General Comments
Counting Digits - It's easy to say a binary search tree is a naive implementation. A CLZ based implementation from blog posts by Daniel Lemire and Junekey Jeon can be found on branch `better_count_dig`. I found it actually benchmarked worse on a number of platforms. It's worth emphasizing that simple code will always run faster for simple problems than a theoretically better but more complex algorithm:
the classic example is that a linear search will generally beat a binary search when the number of items are low.
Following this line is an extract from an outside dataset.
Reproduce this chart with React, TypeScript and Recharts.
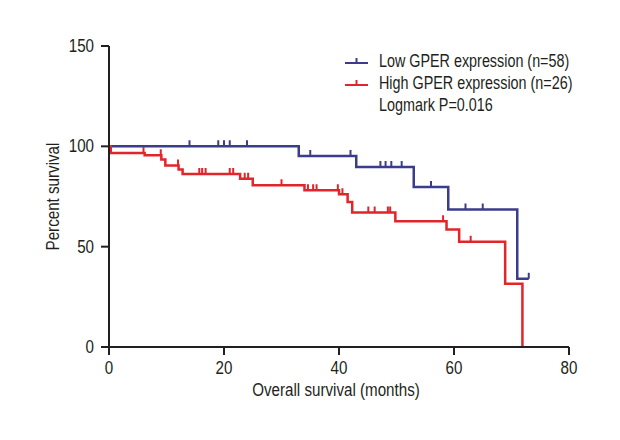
import { Line, LineChart, XAxis, YAxis } from "recharts";

// Kaplan-Meier steps: t = months, v = percent survival, c = censored mark
const LOW_T = [0, 14, 19, 20, 21, 24, 33, 35, 42, 43, 47.2, 48.1, 49.1, 50.9, 53, 56, 59, 62, 65, 71, 73];
const LOW_V = [100, 100, 100, 100, 100, 100, 95.2, 95.2, 95.2, 89.7, 89.7, 89.7, 89.7, 89.7, 79.7, 79.7, 68.5, 68.5, 68.5, 34, 34];
const LOW_C = [0, 1, 1, 1, 1, 1, 0, 1, 1, 0, 1, 1, 1, 1, 0, 1, 0, 1, 1, 0, 1];

const HIGH_T = [0, 0.3, 6, 6.2, 9, 9.1, 9.8, 12, 12.1, 12.8, 15.7, 16.2, 16.8, 21, 21.6, 22.8, 23.6, 24.2, 25, 30, 34, 34.6, 35.5, 36.1, 39.8, 40, 40.6, 41.5, 42.3, 45.1, 46.2, 48.5, 48.9, 49.8, 58.1, 58.7, 60.9, 62.9, 68.9, 71.9];
const HIGH_V = [100, 96.7, 96.7, 95.5, 95.5, 93.4, 90.5, 90.5, 88.4, 86.2, 86.2, 86.2, 86.2, 86.2, 86.2, 83.9, 83.9, 83.9, 80.6, 80.6, 78.1, 78.1, 78.1, 78.1, 78.1, 76.1, 76.1, 72.3, 67, 67, 67, 67, 67, 62.7, 62.7, 58.6, 52.4, 52.4, 31.5, 0];
const HIGH_C = [0, 0, 1, 0, 1, 0, 0, 1, 0, 0, 1, 1, 1, 1, 1, 0, 1, 1, 0, 1, 0, 1, 1, 1, 1, 0, 1, 0, 0, 1, 1, 1, 1, 0, 1, 0, 0, 1, 0, 0];

const X_TICKS = [0, 20, 40, 60, 80];
const Y_TICKS = [0, 50, 100, 150];

const LEGEND_ROWS = ["Low GPER expression (n=58)", "High GPER expression (n=26)", "Logmark P=0.016"];

const BLUE = "#3b3d8c";
const RED = "#e2242b";
const INK = "#231f20";
const FONT = "'Liberation Sans', Arial, sans-serif";
const SQUEEZE = 0.82; // condensed look of the original type

const lowData = LOW_T.map((t, i) => ({ t, v: LOW_V[i], c: LOW_C[i] }));
const highData = HIGH_T.map((t, i) => ({ t, v: HIGH_V[i], c: HIGH_C[i] }));

function censorDot(color: string) {
  return (p: any) => {
    if (!p.payload?.c) return <g key={`d${p.index}`} />;
    return (
      <line
        key={`d${p.index}`}
        x1={p.cx}
        x2={p.cx}
        y1={p.cy}
        y2={p.cy - 6}
        stroke={color}
        strokeWidth={2}
      />
    );
  };
}

function NarrowText({ x, y, anchor, rotate = 0, children }: any) {
  return (
    <g transform={`translate(${x},${y}) rotate(${rotate}) scale(${SQUEEZE},1)`}>
      <text
        x={0}
        y={0}
        textAnchor={anchor}
        dominantBaseline="central"
        fontSize={18.5}
        fontFamily={FONT}
        fill={INK}
      >
        {children}
      </text>
    </g>
  );
}

const XTick = (p: any) => (
  <NarrowText x={p.x} y={p.y + 9} anchor="middle">
    {p.payload.value}
  </NarrowText>
);

const YTick = (p: any) => (
  <NarrowText x={p.x - 1} y={p.y} anchor="end">
    {p.payload.value}
  </NarrowText>
);

function LegendBox() {
  const colors = [BLUE, RED, null];
  return (
    <div
      style={{
        position: "absolute",
        left: 337,
        top: 43,
        fontFamily: FONT,
        fontSize: 17.5,
        color: INK,
      }}
    >
      {LEGEND_ROWS.map((label, i) => (
        <div key={label} style={{ display: "flex", alignItems: "center", height: 21.7 }}>
          <svg width={34} height={20} style={{ flex: "none" }}>
            {colors[i] && (
              <g stroke={colors[i] as string} strokeWidth={2}>
                <line x1={0} x2={23} y1={11} y2={11} />
                <line x1={11.5} x2={11.5} y1={11} y2={6} />
              </g>
            )}
          </svg>
          <span
            style={{
              whiteSpace: "nowrap",
              display: "inline-block",
              transform: `scaleX(${SQUEEZE})`,
              transformOrigin: "left center",
            }}
          >
            {label}
          </span>
        </div>
      ))}
    </div>
  );
}

export default function App() {
  return (
    <div style={{ position: "relative", width: 612, height: 432 }}>
      <LineChart
        width={612}
        height={432}
        margin={{ top: 38, right: 51, bottom: 33, left: 0 }}
      >
        <XAxis
          type="number"
          dataKey="t"
          domain={[0, 80]}
          ticks={X_TICKS}
          allowDataOverflow
          height={60}
          stroke={INK}
          strokeWidth={2}
          tickSize={8}
          tickMargin={4}
          tick={<XTick />}
          label={{
            content: ({ viewBox }: any) => (
              <NarrowText x={viewBox.x + viewBox.width / 2 - 3} y={viewBox.y + 43} anchor="middle">
                Overall survival (months)
              </NarrowText>
            ),
          }}
        />
        <YAxis
          type="number"
          domain={[0, 150]}
          ticks={Y_TICKS}
          width={101}
          stroke={INK}
          strokeWidth={2}
          tickSize={8}
          tickMargin={6}
          tick={<YTick />}
          label={{
            content: ({ viewBox }: any) => (
              <NarrowText
                x={viewBox.x + 45}
                y={viewBox.y + viewBox.height / 2}
                anchor="middle"
                rotate={-90}
              >
                Percent survival
              </NarrowText>
            ),
          }}
        />
        <Line
          data={lowData}
          dataKey="v"
          type="stepAfter"
          stroke={BLUE}
          strokeWidth={2.5}
          dot={censorDot(BLUE)}
          activeDot={false}
          isAnimationActive={false}
        />
        <Line
          data={highData}
          dataKey="v"
          type="stepAfter"
          stroke={RED}
          strokeWidth={2.5}
          dot={censorDot(RED)}
          activeDot={false}
          isAnimationActive={false}
        />
      </LineChart>
      <LegendBox />
    </div>
  );
}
There should probably be a comment in the code indicating that the alternative has been tried and was found to be slower though.
"Only interesting design question is if functions producing new value should be void returning and modify inplace argument passed by reference(as for example std::ranges::sort does) or they should be returning a value." - I don't see any advantage to this as it would be a serious departure from expectations and norms.
Taking decimal types by reference instead of by value - fundamentally the decimalXX types are std::uint32_t, std::uint64_t, and struct { uint64_t hi, uint64_t lo }. I don't think you'll see any performance improvements with those. Maybe for the fast types? Those are still reasonably small structs. We can try a few.
It may be worth the experiment, but I'd be surprised if adding a level of indirection is of benefit over passing arguments by value in a couple of registers: possibly there may be benefit for functions accepting many arguments, but I'm assuming there aren't too many of those? John.